• SOURCE MATERIAL:
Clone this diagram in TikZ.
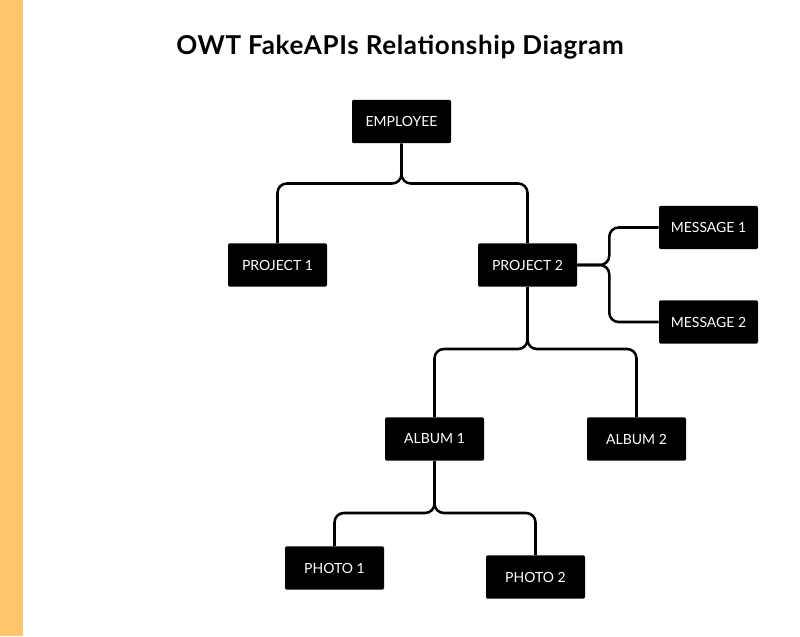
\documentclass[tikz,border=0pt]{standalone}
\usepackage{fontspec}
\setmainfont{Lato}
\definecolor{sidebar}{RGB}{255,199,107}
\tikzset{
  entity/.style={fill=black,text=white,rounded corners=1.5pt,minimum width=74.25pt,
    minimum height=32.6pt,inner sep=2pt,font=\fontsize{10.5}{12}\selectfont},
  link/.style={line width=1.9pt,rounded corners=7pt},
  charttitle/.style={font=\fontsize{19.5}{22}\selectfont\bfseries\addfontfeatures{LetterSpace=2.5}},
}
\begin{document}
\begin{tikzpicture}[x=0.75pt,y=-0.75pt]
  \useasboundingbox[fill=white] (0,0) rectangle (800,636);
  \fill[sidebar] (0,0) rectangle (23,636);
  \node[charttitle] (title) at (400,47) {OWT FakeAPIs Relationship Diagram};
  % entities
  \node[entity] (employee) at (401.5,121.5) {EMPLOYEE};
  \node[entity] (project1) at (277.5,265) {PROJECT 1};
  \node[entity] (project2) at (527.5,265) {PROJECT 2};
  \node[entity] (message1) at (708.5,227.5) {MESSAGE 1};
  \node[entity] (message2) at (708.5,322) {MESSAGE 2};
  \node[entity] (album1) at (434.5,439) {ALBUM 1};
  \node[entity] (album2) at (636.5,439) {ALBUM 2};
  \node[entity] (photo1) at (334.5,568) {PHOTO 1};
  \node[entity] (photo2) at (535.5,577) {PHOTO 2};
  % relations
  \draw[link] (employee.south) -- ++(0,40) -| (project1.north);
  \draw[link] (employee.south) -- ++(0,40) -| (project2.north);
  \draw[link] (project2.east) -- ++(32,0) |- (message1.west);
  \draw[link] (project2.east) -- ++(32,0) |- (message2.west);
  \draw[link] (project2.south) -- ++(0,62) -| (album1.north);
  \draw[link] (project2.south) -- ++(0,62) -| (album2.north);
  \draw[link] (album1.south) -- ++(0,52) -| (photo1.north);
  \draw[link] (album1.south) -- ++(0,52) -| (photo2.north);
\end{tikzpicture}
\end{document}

• TO DO: Your copy of the data should match it exactly, except that pictures are left out.

• SOLUTION TO THIS TASK:
Clone this diagram in TikZ.
\documentclass[tikz,border=0pt]{standalone}
\usepackage{fontspec}
\setmainfont{Lato}
\definecolor{sidebar}{RGB}{255,199,107}
\tikzset{
  entity/.style={fill=black,text=white,rounded corners=1.5pt,minimum width=74.25pt,
    minimum height=32.6pt,inner sep=2pt,font=\fontsize{10.5}{12}\selectfont},
  link/.style={line width=1.9pt,rounded corners=7pt},
  charttitle/.style={font=\fontsize{19.5}{22}\selectfont\bfseries\addfontfeatures{LetterSpace=2.5}},
}
\begin{document}
\begin{tikzpicture}[x=0.75pt,y=-0.75pt]
  \useasboundingbox[fill=white] (0,0) rectangle (800,636);
  \fill[sidebar] (0,0) rectangle (23,636);
  \node[charttitle] (title) at (400,47) {OWT FakeAPIs Relationship Diagram};
  % entities
  \node[entity] (employee) at (401.5,121.5) {EMPLOYEE};
  \node[entity] (project1) at (277.5,265) {PROJECT 1};
  \node[entity] (project2) at (527.5,265) {PROJECT 2};
  \node[entity] (message1) at (708.5,227.5) {MESSAGE 1};
  \node[entity] (message2) at (708.5,322) {MESSAGE 2};
  \node[entity] (album1) at (434.5,439) {ALBUM 1};
  \node[entity] (album2) at (636.5,439) {ALBUM 2};
  \node[entity] (photo1) at (334.5,568) {PHOTO 1};
  \node[entity] (photo2) at (535.5,577) {PHOTO 2};
  % relations
  \draw[link] (employee.south) -- ++(0,40) -| (project1.north);
  \draw[link] (employee.south) -- ++(0,40) -| (project2.north);
  \draw[link] (project2.east) -- ++(32,0) |- (message1.west);
  \draw[link] (project2.east) -- ++(32,0) |- (message2.west);
  \draw[link] (project2.south) -- ++(0,62) -| (album1.north);
  \draw[link] (project2.south) -- ++(0,62) -| (album2.north);
  \draw[link] (album1.south) -- ++(0,52) -| (photo1.north);
  \draw[link] (album1.south) -- ++(0,52) -| (photo2.north);
\end{tikzpicture}
\end{document}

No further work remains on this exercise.